The SNE3xx's also packed with cool quirks & features such as the energy depletion forewarning (ticks every 2 seconds to let you know it's running out), quick-start, and overcharging prevention. Like most quartz movements, you can expect +- 15 seconds/month accuracy.
Although it's part of no "official" lineup, the SNE3xx shares a lot of similarities with the Seiko 5 Sports collection. For instance, you get 100m of water resistance, a flat Hardlex (mineral) crystal, and a day-date display. It only lacks an automatic movement, which would allow it to join the Seiko 5 Sports series.
Technically, swimming with your SNE3xx shouldn't be a problem, but I'm always cautious with push-pull crowns. With no crown guards and a pretty big crown, the SNE3xx is particularly prone to accidental pulling underwater, which could ruin the movement.
I'm rarely disappointed by Seiko's lume, but I must say that the SNE3xx's luminescence is unsatisfactory. The formula itself (Seiko's Lumibrite) is pretty bright and durable, but there's not enough on the dial.
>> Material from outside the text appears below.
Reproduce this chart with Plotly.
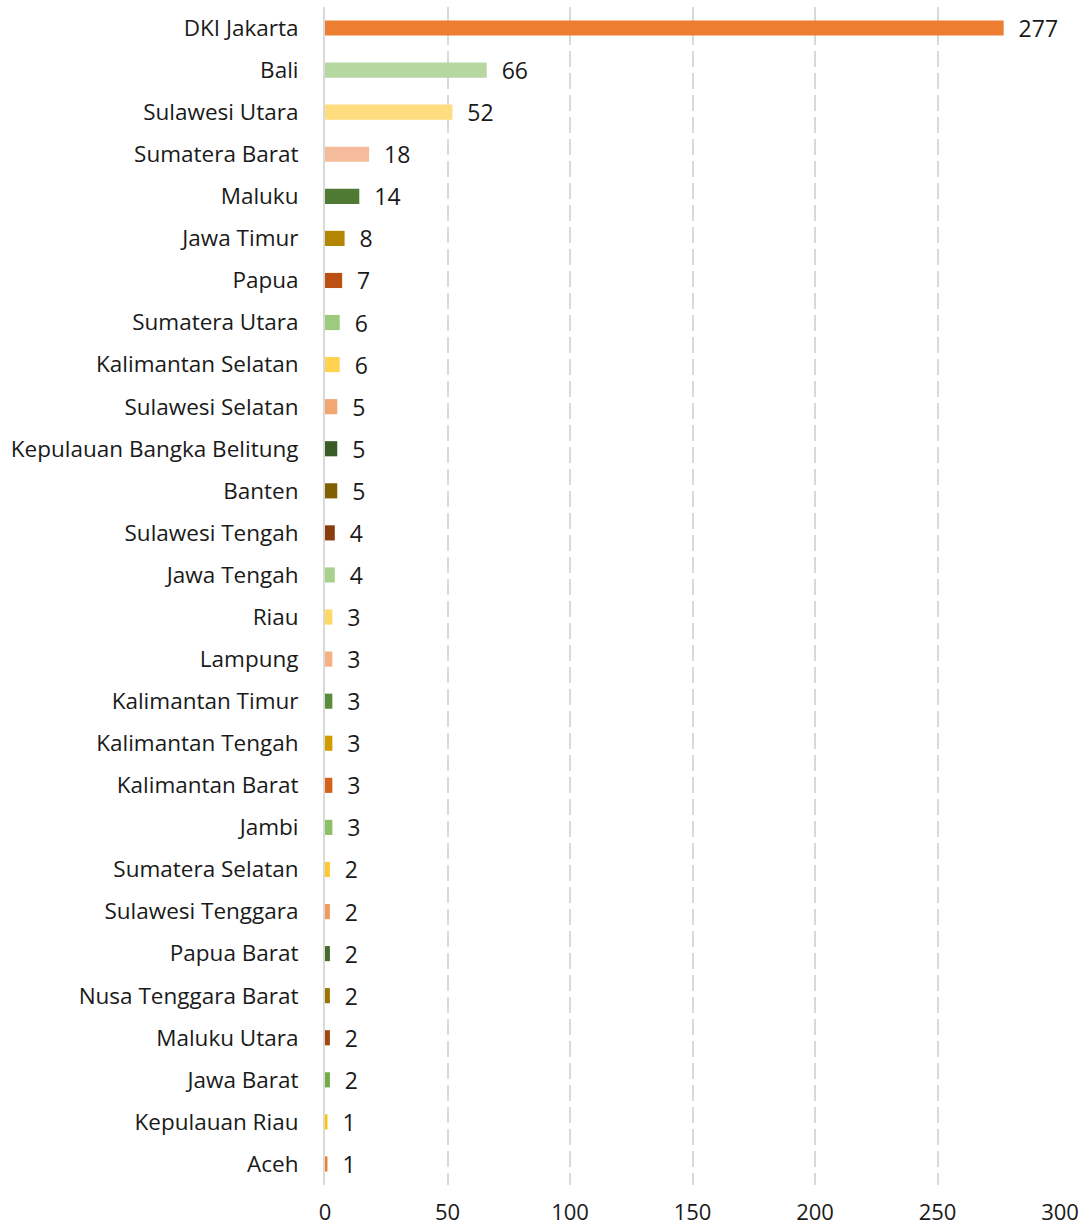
import plotly.graph_objects as go

provinces = ["DKI Jakarta", "Bali", "Sulawesi Utara", "Sumatera Barat", "Maluku",
             "Jawa Timur", "Papua", "Sumatera Utara", "Kalimantan Selatan",
             "Sulawesi Selatan", "Kepulauan Bangka Belitung", "Banten",
             "Sulawesi Tengah", "Jawa Tengah", "Riau", "Lampung",
             "Kalimantan Timur", "Kalimantan Tengah", "Kalimantan Barat", "Jambi",
             "Sumatera Selatan", "Sulawesi Tenggara", "Papua Barat",
             "Nusa Tenggara Barat", "Maluku Utara", "Jawa Barat",
             "Kepulauan Riau", "Aceh"]
cases = [277, 66, 52, 18, 14, 8, 7, 6, 6, 5, 5, 5, 4, 4, 3, 3, 3, 3, 3, 3,
         2, 2, 2, 2, 2, 2, 1, 1]
colors = ["#ED7D31", "#B7D7A0", "#FFDC7E", "#F4BC9A", "#4E7A34", "#B38600",
          "#BA5112", "#9CCB7E", "#FFD34F", "#F2A674", "#3A5B27", "#806000",
          "#8A3C0E", "#A9D18E", "#FFD966", "#F5B183", "#5B8C3C", "#D29C00",
          "#D5621B", "#8CC068", "#FFC830", "#F19A5E", "#446B2E", "#997300",
          "#A24610", "#70AD47", "#FFC000", "#ED7D31"]
x_ticks = [0, 50, 100, 150, 200, 250, 300]

font_family = "Open Sans, Noto Sans, sans-serif"
FS = 22.5
FN = 23

fig = go.Figure(go.Bar(
    x=cases, y=provinces, orientation="h",
    marker=dict(color=colors, line=dict(width=0)),
    text=[str(v) for v in cases],
    texttemplate="\u00a0\u00a0%{text}",
    textposition="outside", constraintext="none",
    textfont=dict(size=FN, color="#1a1a1a", family=font_family),
    cliponaxis=False,
))

fig.update_layout(
    width=1085, height=1229,
    margin=dict(l=325, r=25, t=7, b=44, autoexpand=False),
    paper_bgcolor="white", plot_bgcolor="white",
    bargap=0.64,
    showlegend=False,
    font=dict(family=font_family, size=FS, color="#1a1a1a"),
    xaxis=dict(range=[0, 300], tickvals=x_ticks, showgrid=True,
               gridcolor="#D9D9D9", gridwidth=2, griddash="16px,6px",
               zeroline=False, showline=False, ticks="",
               ticklabelstandoff=12, automargin=False,
               tickfont=dict(size=22, family=font_family, color="#1a1a1a")),
    yaxis=dict(categoryorder="array", categoryarray=provinces[::-1],
               autorange=False, range=[-0.5, len(provinces) - 0.5],
               showline=True, linecolor="#D9D9D9", linewidth=2,
               showgrid=False, ticks="", ticklabelstandoff=20, automargin=False,
               tickfont=dict(size=FS, family=font_family, color="#1a1a1a")),
)

fig.write_html("out.html", config={"displayModeBar": False},
               post_script="document.body.style.margin='0';document.body.style.padding='0';")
As you can see above, Seiko only applied lume to the hands and triangle indices. The 12 o'clock index is pretty big, but the 3/6/9 o'clock triangles are so small that they're barely visible. It's pretty disappointing to have huge numerals that are lumeless.
However, it's understandable since Seiko wants to keep the SNE3xx at the +-$100 price range, so cost-cutting is inevitable.
The coin-edge bezel is something that left me confused. From the 12 o'clock triangle index, one would guess that it is able to rotate. However, the SNE3xx's bezel is fixed to the case, making the arrow somewhat pointless. This reminds me of the fake exhaust tips trend in the automotive industry.
Military / Field
Batons & Numerals
In general, the Seiko SNE3xx's styling is nothing to write home about. It's a pretty bland concept that doesn't stand out from the lot, but it's surely functional and simple.
However, there are a few features worth noting about the dial. For instance, it has a nice sunburst finish that's pretty rare on military watches. Also, I like the line that goes through the oversized 3/6/9/12 Arabic numerals. It's the first time I've seen such a pattern on a Seiko dial.
It's good to note that the dial is very similar to the Seiko Prospex land. This is a much more expensive watch that gets a lot of praise.
The sword hands of the SNE3xx are straightforward and good-looking, but I find them a bit small compared to the large Arabic numerals and indices. With their dull color and tiny size, these hands get lost quite easily in the darkness of the dial.
Visibility is also a problem with the day-date display; it's small and the negative color pattern makes it disappear in the dial. Furthermore, it has a weird placement (cuts into the 3 o'clock numeral).
Finally, the canvas strap that comes with the Seiko SNE3xx is pretty decent for this price point. It will feel stiff at first but will get molded to your wrist once you wear it a couple of times.
The Seiko SNE327 is the only watch in this collection that comes with a bracelet, and that's not a good thing. Bracelets on cheaper Seiko watches are always disappointing, and they're on the limit of being unwearable.
If you like the contrast of white numerals on a black dial, you definitely should get the SNE327, but account for a third-party strap in your budget.
The Seiko SNE329 is the blue-dialed version with a blue canvas strap to match. While it's technically the most colorful watch of the lineup, the dark blue dial looks almost black in a low-light setting. In my opinion, this one is the most versatile when it comes to third-party straps.
The Seiko SNE331 is definitely the watch with the most character in this collection. For instance, this one has beige numerals that match the canvas strap, a yellow arrow on the bezel, and a PVD-Coated case.
This gives a cool gunmetal color to the case, but it should also add a bit of scratch-resistance. In my opinion, this is the best-looking Seiko SNE3xx, but it will also be the hardest to find.
As I mentioned earlier, the Seiko SNE327's OEM bracelet is basically worthless. A great alternative is a third-party leather band instead. Above, this owner went for a brown strap to complement the black & white dial of the SNE327.
This is a great way to add a bit of class to an otherwise very casual watch, which makes it wearable in a business environment.
Just because the SNE329 & 331 come from the factory with a canvas strap doesn't mean you can't upgrade it. For example, the Reddit user above opted for a Barton sailcloth strap in copper orange.
This is a great way to add a touch of uniqueness to your SNE3xx without losing the comfort provided by a canvas strap.